### TASK OBJECTIVE:
Repeat, exactly and only, the lines from the beginning of the data through the line with "const poly = d3.line().curve(d3.curveLinearClosed);". Pictures are left out.

----

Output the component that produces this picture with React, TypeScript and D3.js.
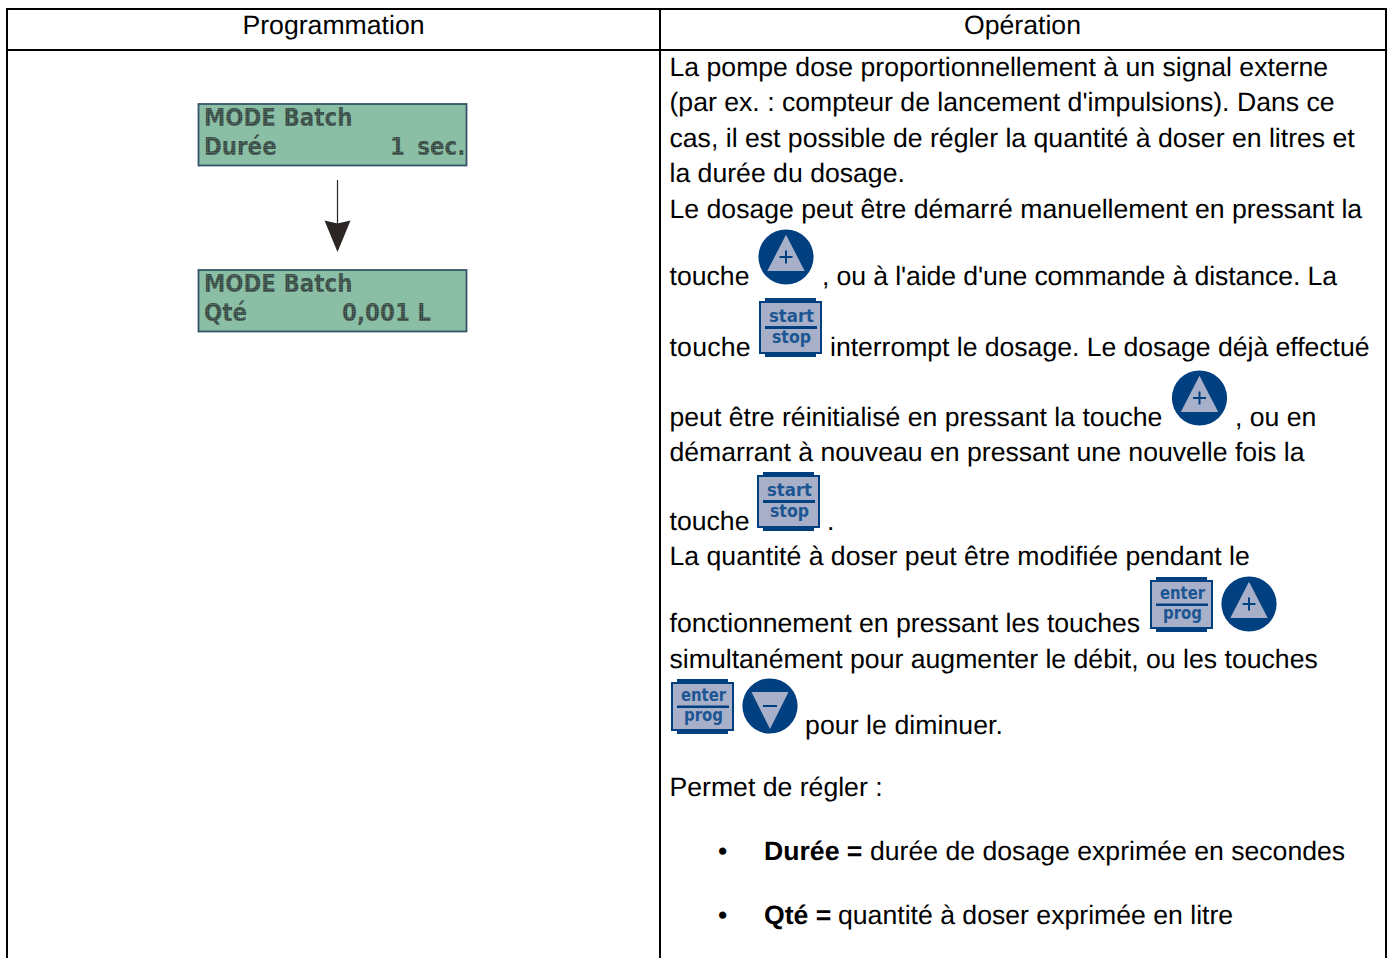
import * as d3 from "d3";

// table text
const headers = ["Programmation", "Opération"];
const bodyLines = [
  "La pompe dose proportionnellement à un signal externe",
  "(par ex. : compteur de lancement d'impulsions). Dans ce",
  "cas, il est possible de régler la quantité à doser en litres et",
  "la durée du dosage.",
  "Le dosage peut être démarré manuellement en pressant la",
  "touche",
  ", ou à l'aide d'une commande à distance. La",
  "touche",
  "interrompt le dosage. Le dosage déjà effectué",
  "peut être réinitialisé en pressant la touche",
  ", ou en",
  "démarrant à nouveau en pressant une nouvelle fois la",
  "touche",
  ".",
  "La quantité à doser peut être modifiée pendant le",
  "fonctionnement en pressant les touches",
  "simultanément pour augmenter le débit, ou les touches",
  "pour le diminuer.",
  "Permet de régler :",
];
const bodyX = [669.5, 669.5, 669.5, 669.5, 669.5, 669.5, 822, 669.5, 830, 669.5, 1235, 669.5, 669.5, 827, 669.5, 669.5, 669.5, 805, 669.5];
const bodyY = [76, 111, 147, 182, 218, 285, 285, 356, 356, 426, 426, 461, 530, 530, 565, 632, 668, 734, 796];
// the lines that run wider or narrower than the plain font
const fittedWidths: Record<number, number> = { 6: 515, 7: 81, 8: 539.5, 17: 198 };

const bulletTerms = ["Durée =", "Qté ="];
const bulletTexts = ["durée de dosage exprimée en secondes", "quantité à doser exprimée en litre"];
const bulletTextX = [870, 838];
const bulletY = [860, 924];

// keypad icons
const plusCentres = [[786, 257], [1199.5, 398], [1249, 604]];
const minusCentres = [[770, 706]];
const keyLabels = [["start", "stop"], ["start", "stop"], ["enter", "prog"], ["enter", "prog"]];
const keyOrigins = [[759, 298], [757, 472], [1150, 577], [671, 679]];

// LCD panels
const lcdTops = [104, 270];
const lcdFirstRow = ["MODE Batch", "MODE Batch"];
const lcdLeft = ["Durée", "Qté"];
const lcdRight = ["1 sec.", "0,001 L"];
const lcdRightX = [390, 342];
const lcdRightGap = [5, 0];

const navy = "#003f80";
const keyFill = "#a7afc9";
const font = "'Liberation Sans', Arial, sans-serif";
const poly = d3.line().curve(d3.curveLinearClosed);

const Round = ({ c, up }: { c: number[]; up: boolean }) => (
  <g transform={`translate(${c[0]},${c[1]})`}>
    <circle r={27.6} fill={navy} />
    <path
      d={poly(up ? [[0, -22.3], [18.7, 14], [-18.7, 14]] : [[0, 23], [18.5, -14], [-18.5, -14]]) as string}
      fill={keyFill}
    />
    <path d={up ? "M-6.5,0H6.5M0,-6.5V6.5" : "M-7,0H7"} stroke={navy} strokeWidth={2} />
  </g>
);

const Key = ({ o, labels }: { o: number[]; labels: string[] }) => {
  const isStart = labels[0] === "start";
  const h = isStart ? 59 : 55;
  const base = isStart ? [23.7, 45] : [21.5, 41.5];
  const lab = { textAnchor: "middle" as const, fontFamily: "'DejaVu Sans'", fontWeight: "bold", fontSize: 17, fill: "#1c5692", lengthAdjust: "spacingAndGlyphs" as const };
  return (
    <g transform={`translate(${o[0]},${o[1]})`}>
      <rect x={6} y={0} width={51} height={h} fill={navy} />
      <rect x={0} y={3} width={63} height={h - 6} fill={navy} />
      <rect x={2} y={5} width={59} height={h - 10} fill={keyFill} />
      <rect x={6} y={isStart ? 28 : 26.5} width={52} height={isStart ? 3 : 2.5} fill={navy} />
      <text x={32.5} y={base[0]} textLength={45} {...lab}>{labels[0]}</text>
      <text x={32.5} y={base[1]} textLength={39} {...lab}>{labels[1]}</text>
    </g>
  );
};

const LcdText = ({ x, y, t, gap = 0 }: { x: number; y: number; t: string; gap?: number }) => (
  <text
    transform={`translate(${x},${y}) scale(0.975,1.15)`}
    fontFamily="'DejaVu Sans'"
    fontWeight="bold"
    fontSize={22}
    wordSpacing={gap}
    fill="url(#lcdDots)"
  >
    {t}
  </text>
);

const Lcd = ({ i }: { i: number }) => {
  const top = lcdTops[i];
  return (
    <g>
      <rect x={198.5} y={top} width={268} height={61.5} fill="#8abfa5" stroke="#35566a" strokeWidth={1.8} />
      <LcdText x={204} y={top + 22} t={lcdFirstRow[i]} />
      <LcdText x={204} y={top + 51} t={lcdLeft[i]} />
      <LcdText x={lcdRightX[i]} y={top + 51} t={lcdRight[i]} gap={lcdRightGap[i]} />
    </g>
  );
};

export default function App() {
  return (
    <svg width={1393} height={958} style={{ position: "absolute", left: 0, top: 0, display: "block" }}>
      <defs>
        <pattern id="lcdDots" width={2} height={2} patternUnits="userSpaceOnUse">
          <rect width={2} height={2} fill="#566f66" />
          <rect width={1.4} height={1.4} fill="#2c3a37" />
        </pattern>
      </defs>
      <rect width={1393} height={958} fill="#fff" />

      {/* table rules */}
      <g stroke="#000" strokeWidth={2} fill="none">
        <path d="M7,958V8" />
        <path d="M660,958V8" />
        <path d="M1386,958V8" />
        <path d="M6,9H1387" />
        <path d="M6,50H1387" />
      </g>

      <g fontFamily={font} fontSize={26.63} fill="#000" textRendering="geometricPrecision">
        <text x={333.5} y={34} textAnchor="middle">{headers[0]}</text>
        <text x={1022.5} y={34} textAnchor="middle">{headers[1]}</text>
        {bodyLines.map((t, i) => (
          <text key={i} x={bodyX[i]} y={bodyY[i]} textLength={fittedWidths[i]}>{t}</text>
        ))}
        {bulletTerms.map((t, i) => (
          <g key={t}>
            <text x={718} y={bulletY[i]}>•</text>
            <text x={764} y={bulletY[i]} fontWeight="bold">{t}</text>
            <text x={bulletTextX[i]} y={bulletY[i]}>{bulletTexts[i]}</text>
          </g>
        ))}
      </g>

      {plusCentres.map((c, i) => <Round key={i} c={c} up />)}
      {minusCentres.map((c, i) => <Round key={i} c={c} up={false} />)}
      {keyOrigins.map((o, i) => <Key key={i} o={o} labels={keyLabels[i]} />)}

      {lcdTops.map((_, i) => <Lcd key={i} i={i} />)}

      {/* arrow between the two displays */}
      <path d="M337.5,180V226" stroke="#2b2523" strokeWidth={1.2} />
      <path d={poly([[324.5, 220.5], [337.5, 223.5], [350.5, 220.5], [337.5, 252]]) as string} fill="#2b2523" />
    </svg>
  );
}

----

### TASK RESULT:
Output the component that produces this picture with React, TypeScript and D3.js.
import * as d3 from "d3";

// table text
const headers = ["Programmation", "Opération"];
const bodyLines = [
  "La pompe dose proportionnellement à un signal externe",
  "(par ex. : compteur de lancement d'impulsions). Dans ce",
  "cas, il est possible de régler la quantité à doser en litres et",
  "la durée du dosage.",
  "Le dosage peut être démarré manuellement en pressant la",
  "touche",
  ", ou à l'aide d'une commande à distance. La",
  "touche",
  "interrompt le dosage. Le dosage déjà effectué",
  "peut être réinitialisé en pressant la touche",
  ", ou en",
  "démarrant à nouveau en pressant une nouvelle fois la",
  "touche",
  ".",
  "La quantité à doser peut être modifiée pendant le",
  "fonctionnement en pressant les touches",
  "simultanément pour augmenter le débit, ou les touches",
  "pour le diminuer.",
  "Permet de régler :",
];
const bodyX = [669.5, 669.5, 669.5, 669.5, 669.5, 669.5, 822, 669.5, 830, 669.5, 1235, 669.5, 669.5, 827, 669.5, 669.5, 669.5, 805, 669.5];
const bodyY = [76, 111, 147, 182, 218, 285, 285, 356, 356, 426, 426, 461, 530, 530, 565, 632, 668, 734, 796];
// the lines that run wider or narrower than the plain font
const fittedWidths: Record<number, number> = { 6: 515, 7: 81, 8: 539.5, 17: 198 };

const bulletTerms = ["Durée =", "Qté ="];
const bulletTexts = ["durée de dosage exprimée en secondes", "quantité à doser exprimée en litre"];
const bulletTextX = [870, 838];
const bulletY = [860, 924];

// keypad icons
const plusCentres = [[786, 257], [1199.5, 398], [1249, 604]];
const minusCentres = [[770, 706]];
const keyLabels = [["start", "stop"], ["start", "stop"], ["enter", "prog"], ["enter", "prog"]];
const keyOrigins = [[759, 298], [757, 472], [1150, 577], [671, 679]];

// LCD panels
const lcdTops = [104, 270];
const lcdFirstRow = ["MODE Batch", "MODE Batch"];
const lcdLeft = ["Durée", "Qté"];
const lcdRight = ["1 sec.", "0,001 L"];
const lcdRightX = [390, 342];
const lcdRightGap = [5, 0];

const navy = "#003f80";
const keyFill = "#a7afc9";
const font = "'Liberation Sans', Arial, sans-serif";
const poly = d3.line().curve(d3.curveLinearClosed);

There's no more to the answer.